=== EXERCISE REQUIREMENTS ===
Repeat the records below exactly, from the first line through the line containing "base = alt.Chart(df)", and leave out any pictures.

=== GIVEN DATA ===

--- begin ---

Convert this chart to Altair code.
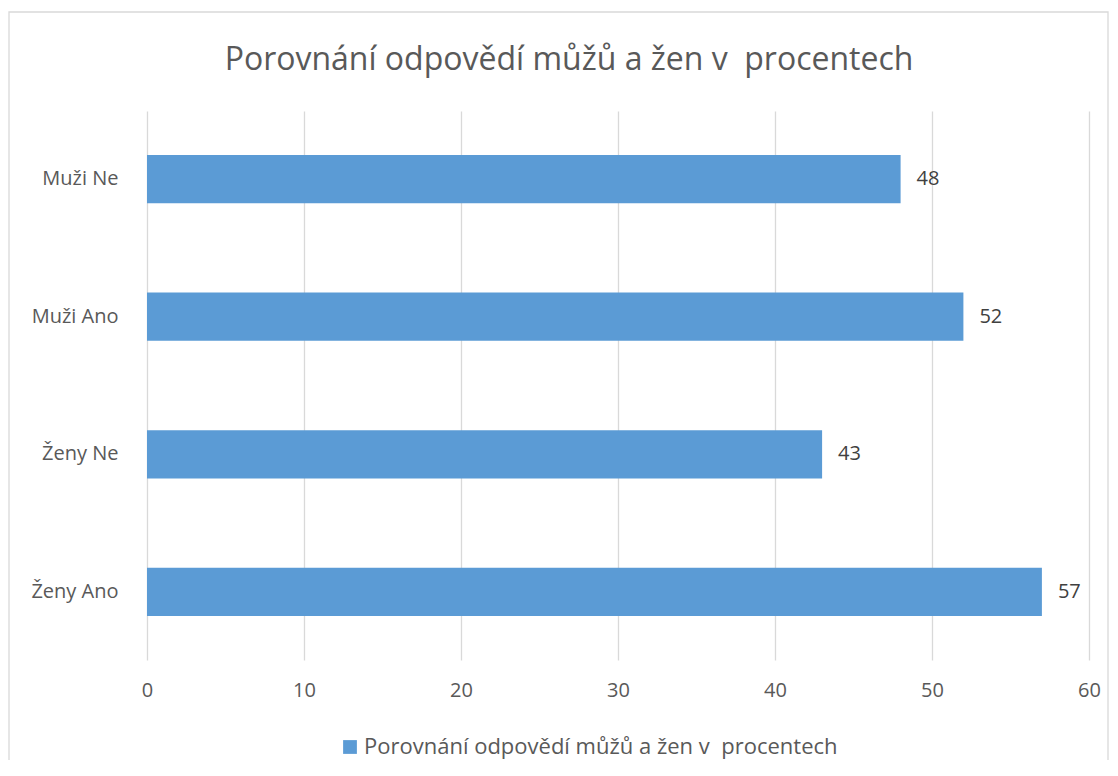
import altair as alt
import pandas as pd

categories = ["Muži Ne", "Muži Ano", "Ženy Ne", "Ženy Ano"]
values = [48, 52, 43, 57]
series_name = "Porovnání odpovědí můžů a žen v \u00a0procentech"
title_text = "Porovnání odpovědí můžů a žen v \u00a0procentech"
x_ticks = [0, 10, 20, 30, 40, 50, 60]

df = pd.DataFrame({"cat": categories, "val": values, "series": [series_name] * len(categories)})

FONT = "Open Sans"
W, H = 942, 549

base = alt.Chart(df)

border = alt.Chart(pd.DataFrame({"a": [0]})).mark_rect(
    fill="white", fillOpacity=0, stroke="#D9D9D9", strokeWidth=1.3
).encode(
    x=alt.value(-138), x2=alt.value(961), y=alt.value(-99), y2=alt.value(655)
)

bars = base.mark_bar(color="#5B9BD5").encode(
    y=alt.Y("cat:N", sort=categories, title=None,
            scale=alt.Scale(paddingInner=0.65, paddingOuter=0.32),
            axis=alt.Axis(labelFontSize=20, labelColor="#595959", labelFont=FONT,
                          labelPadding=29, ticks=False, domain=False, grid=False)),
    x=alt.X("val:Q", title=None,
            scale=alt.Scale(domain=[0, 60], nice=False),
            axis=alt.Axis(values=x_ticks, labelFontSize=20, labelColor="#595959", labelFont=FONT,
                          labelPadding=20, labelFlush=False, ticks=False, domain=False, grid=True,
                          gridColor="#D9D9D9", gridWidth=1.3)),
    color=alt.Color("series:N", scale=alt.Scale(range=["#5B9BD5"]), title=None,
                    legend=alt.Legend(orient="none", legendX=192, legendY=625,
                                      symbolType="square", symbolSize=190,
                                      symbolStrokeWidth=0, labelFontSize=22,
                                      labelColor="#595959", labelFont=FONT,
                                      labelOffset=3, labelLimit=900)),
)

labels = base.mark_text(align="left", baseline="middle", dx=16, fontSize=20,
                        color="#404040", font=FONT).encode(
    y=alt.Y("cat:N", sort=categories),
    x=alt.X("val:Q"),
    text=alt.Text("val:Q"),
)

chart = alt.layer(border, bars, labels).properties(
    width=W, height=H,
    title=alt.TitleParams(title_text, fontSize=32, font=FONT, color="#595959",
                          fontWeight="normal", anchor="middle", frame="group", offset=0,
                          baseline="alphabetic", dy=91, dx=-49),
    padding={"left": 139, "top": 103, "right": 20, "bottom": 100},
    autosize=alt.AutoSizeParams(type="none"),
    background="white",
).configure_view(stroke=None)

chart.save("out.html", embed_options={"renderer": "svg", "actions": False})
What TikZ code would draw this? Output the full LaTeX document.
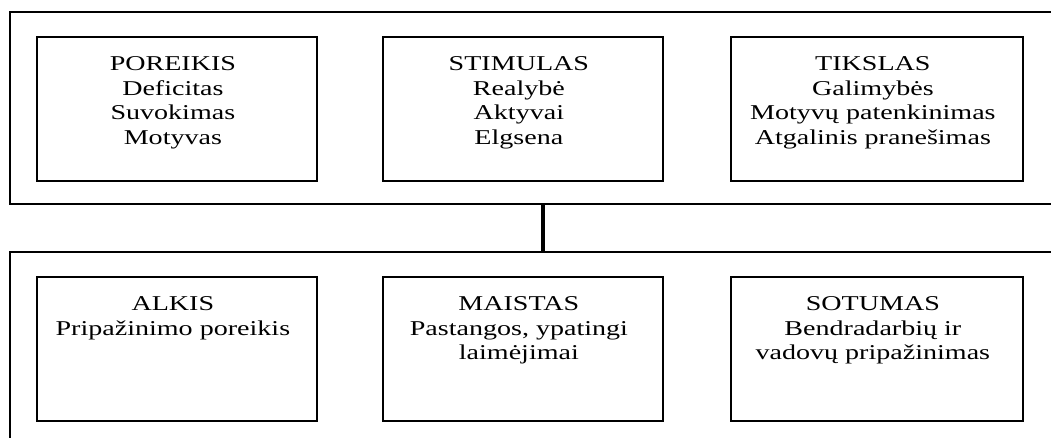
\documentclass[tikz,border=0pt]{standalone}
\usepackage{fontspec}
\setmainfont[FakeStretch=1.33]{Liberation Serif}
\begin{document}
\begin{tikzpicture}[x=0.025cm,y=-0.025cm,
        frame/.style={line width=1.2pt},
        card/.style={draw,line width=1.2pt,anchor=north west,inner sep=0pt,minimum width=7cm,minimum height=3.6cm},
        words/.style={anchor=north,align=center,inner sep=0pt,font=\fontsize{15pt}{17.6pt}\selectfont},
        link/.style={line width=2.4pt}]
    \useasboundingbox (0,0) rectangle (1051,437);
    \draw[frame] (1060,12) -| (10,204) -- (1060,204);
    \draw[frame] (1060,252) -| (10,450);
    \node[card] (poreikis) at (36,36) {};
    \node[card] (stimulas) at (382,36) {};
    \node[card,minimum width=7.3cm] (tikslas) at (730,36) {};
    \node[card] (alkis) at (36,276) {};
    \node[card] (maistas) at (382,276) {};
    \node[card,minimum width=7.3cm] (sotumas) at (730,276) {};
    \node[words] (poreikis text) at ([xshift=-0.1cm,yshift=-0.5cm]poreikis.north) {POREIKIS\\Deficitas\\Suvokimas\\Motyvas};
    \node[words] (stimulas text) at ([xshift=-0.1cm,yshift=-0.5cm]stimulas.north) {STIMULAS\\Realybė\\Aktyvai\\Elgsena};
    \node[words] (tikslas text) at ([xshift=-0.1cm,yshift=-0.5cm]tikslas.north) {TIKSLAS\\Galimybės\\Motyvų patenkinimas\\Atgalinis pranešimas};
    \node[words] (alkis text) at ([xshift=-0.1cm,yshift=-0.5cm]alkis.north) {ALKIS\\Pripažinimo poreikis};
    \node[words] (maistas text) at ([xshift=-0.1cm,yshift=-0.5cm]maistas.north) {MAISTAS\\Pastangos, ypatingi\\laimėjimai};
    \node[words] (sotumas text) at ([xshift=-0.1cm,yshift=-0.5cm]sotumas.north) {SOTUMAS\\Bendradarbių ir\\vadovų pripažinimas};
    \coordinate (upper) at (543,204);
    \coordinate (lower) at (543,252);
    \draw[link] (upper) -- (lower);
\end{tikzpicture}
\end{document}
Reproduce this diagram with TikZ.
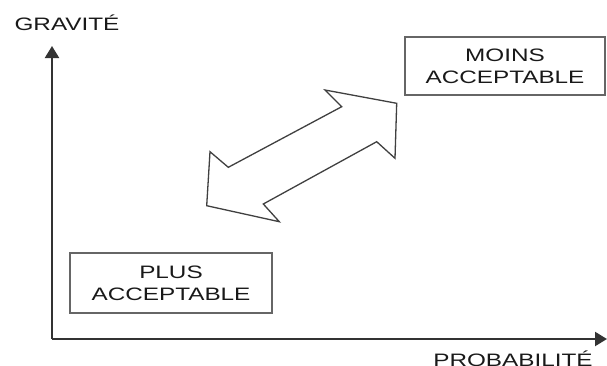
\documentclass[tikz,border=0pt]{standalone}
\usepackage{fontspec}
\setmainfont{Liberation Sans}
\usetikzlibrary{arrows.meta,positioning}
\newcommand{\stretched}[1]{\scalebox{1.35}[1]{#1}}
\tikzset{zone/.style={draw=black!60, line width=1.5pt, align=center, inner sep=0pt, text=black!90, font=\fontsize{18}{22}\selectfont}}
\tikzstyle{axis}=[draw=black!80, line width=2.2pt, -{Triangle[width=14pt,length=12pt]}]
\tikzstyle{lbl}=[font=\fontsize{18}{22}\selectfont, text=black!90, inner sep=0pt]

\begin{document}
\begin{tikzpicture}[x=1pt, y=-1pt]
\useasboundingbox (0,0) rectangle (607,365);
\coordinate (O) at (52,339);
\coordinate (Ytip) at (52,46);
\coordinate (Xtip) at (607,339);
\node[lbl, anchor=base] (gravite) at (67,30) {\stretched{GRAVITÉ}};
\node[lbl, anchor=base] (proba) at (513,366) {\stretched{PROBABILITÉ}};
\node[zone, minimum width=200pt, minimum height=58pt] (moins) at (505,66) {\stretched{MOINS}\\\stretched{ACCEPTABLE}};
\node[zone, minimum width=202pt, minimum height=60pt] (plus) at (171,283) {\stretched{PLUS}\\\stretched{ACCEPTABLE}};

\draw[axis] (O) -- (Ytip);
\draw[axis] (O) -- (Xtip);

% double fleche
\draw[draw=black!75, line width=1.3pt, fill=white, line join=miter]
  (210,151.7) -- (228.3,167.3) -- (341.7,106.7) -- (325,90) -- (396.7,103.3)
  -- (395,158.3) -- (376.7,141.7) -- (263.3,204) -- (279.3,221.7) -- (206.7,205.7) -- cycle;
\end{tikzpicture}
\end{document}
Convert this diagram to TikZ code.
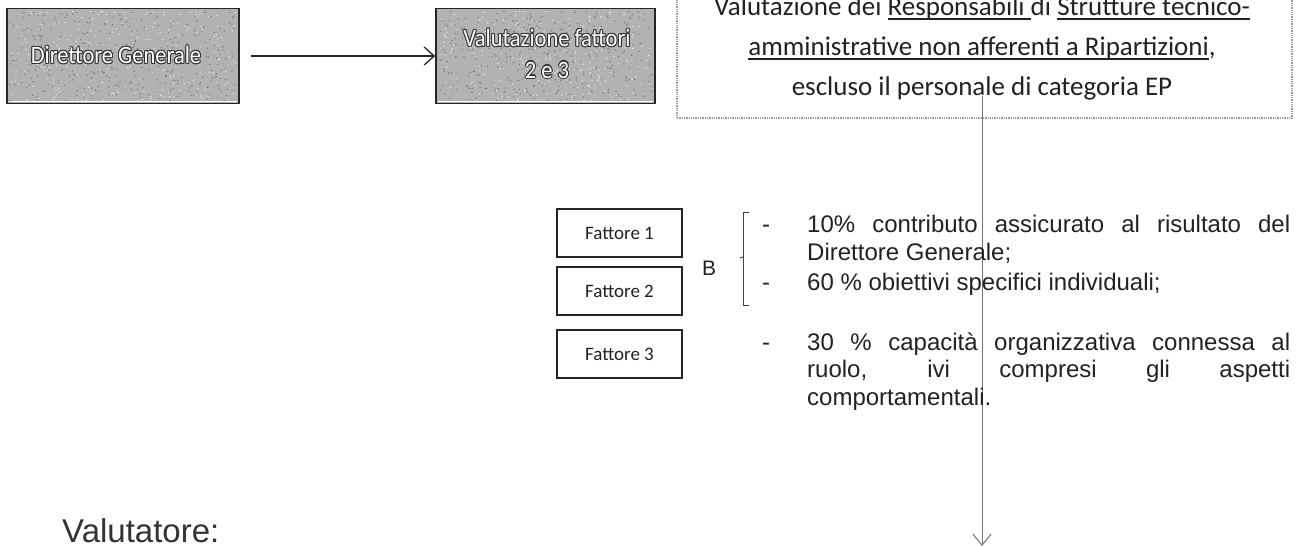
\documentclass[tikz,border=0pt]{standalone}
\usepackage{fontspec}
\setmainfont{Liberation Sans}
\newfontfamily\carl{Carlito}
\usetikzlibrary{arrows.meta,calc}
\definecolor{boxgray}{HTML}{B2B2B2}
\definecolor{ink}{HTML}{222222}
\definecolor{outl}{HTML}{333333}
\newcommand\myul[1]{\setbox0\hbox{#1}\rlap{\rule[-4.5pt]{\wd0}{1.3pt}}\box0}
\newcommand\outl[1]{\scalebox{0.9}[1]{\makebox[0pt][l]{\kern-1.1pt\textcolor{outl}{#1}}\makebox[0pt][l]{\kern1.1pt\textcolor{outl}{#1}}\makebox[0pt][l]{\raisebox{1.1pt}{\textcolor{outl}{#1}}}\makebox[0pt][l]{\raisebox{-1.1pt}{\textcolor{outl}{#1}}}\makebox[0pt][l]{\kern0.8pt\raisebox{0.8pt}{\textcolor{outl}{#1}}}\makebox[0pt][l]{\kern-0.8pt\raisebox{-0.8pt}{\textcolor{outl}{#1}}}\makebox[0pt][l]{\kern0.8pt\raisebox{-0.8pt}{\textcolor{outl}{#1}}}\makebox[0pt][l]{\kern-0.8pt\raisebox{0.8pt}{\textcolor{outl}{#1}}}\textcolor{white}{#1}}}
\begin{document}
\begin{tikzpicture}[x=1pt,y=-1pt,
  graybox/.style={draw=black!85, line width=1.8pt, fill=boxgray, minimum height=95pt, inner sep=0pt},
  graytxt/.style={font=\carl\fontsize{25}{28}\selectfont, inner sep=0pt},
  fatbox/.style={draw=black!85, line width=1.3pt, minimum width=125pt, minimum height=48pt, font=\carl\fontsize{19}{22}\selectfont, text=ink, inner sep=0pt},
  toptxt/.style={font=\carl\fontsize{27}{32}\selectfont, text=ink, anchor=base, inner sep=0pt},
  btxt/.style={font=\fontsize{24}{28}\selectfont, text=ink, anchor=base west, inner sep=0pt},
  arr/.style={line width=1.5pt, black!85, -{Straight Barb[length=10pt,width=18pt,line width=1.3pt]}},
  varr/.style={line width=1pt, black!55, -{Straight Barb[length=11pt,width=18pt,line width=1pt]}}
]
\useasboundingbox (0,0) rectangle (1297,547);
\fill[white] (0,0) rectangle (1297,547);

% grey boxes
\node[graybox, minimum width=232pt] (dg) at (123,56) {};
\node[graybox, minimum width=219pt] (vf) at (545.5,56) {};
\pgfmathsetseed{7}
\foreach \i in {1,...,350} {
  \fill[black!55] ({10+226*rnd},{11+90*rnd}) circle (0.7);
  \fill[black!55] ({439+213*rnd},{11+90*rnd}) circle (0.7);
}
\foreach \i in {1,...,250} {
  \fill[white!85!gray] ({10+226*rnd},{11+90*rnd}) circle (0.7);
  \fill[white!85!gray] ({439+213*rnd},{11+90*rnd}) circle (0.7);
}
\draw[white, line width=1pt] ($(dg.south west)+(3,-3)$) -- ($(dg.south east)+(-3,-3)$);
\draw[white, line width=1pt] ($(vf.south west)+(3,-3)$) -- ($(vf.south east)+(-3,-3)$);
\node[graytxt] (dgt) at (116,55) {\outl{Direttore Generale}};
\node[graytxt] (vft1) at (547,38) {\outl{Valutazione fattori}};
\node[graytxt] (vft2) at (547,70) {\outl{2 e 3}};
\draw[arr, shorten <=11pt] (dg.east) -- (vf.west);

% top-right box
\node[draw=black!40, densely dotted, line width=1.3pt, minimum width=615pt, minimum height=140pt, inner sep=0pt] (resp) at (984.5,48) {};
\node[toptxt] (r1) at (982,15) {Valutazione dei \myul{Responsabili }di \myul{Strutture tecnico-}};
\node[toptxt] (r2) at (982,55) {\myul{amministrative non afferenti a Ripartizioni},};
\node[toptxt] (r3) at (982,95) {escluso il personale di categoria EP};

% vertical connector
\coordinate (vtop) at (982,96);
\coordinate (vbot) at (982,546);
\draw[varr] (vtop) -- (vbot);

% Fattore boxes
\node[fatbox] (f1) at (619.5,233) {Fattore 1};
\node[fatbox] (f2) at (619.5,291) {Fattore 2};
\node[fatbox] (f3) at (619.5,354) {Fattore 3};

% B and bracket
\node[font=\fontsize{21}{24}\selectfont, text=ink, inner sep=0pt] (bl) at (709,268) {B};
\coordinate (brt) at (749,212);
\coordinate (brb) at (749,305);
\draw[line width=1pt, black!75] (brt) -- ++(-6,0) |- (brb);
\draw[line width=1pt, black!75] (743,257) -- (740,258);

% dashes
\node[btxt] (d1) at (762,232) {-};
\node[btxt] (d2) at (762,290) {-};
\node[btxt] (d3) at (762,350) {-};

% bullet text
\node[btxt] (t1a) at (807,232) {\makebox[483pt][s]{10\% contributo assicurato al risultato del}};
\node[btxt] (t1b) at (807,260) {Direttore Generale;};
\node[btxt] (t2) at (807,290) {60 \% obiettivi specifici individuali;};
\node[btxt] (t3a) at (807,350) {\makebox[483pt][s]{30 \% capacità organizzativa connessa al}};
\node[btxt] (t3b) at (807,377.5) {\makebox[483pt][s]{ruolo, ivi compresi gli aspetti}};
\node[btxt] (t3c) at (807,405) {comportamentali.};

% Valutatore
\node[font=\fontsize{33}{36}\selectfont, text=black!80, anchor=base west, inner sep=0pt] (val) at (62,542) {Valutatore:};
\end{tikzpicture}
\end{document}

--- end ---

=== TASK ANSWER ===
Convert this chart to Altair code.
import altair as alt
import pandas as pd

categories = ["Muži Ne", "Muži Ano", "Ženy Ne", "Ženy Ano"]
values = [48, 52, 43, 57]
series_name = "Porovnání odpovědí můžů a žen v \u00a0procentech"
title_text = "Porovnání odpovědí můžů a žen v \u00a0procentech"
x_ticks = [0, 10, 20, 30, 40, 50, 60]

df = pd.DataFrame({"cat": categories, "val": values, "series": [series_name] * len(categories)})

FONT = "Open Sans"
W, H = 942, 549

base = alt.Chart(df)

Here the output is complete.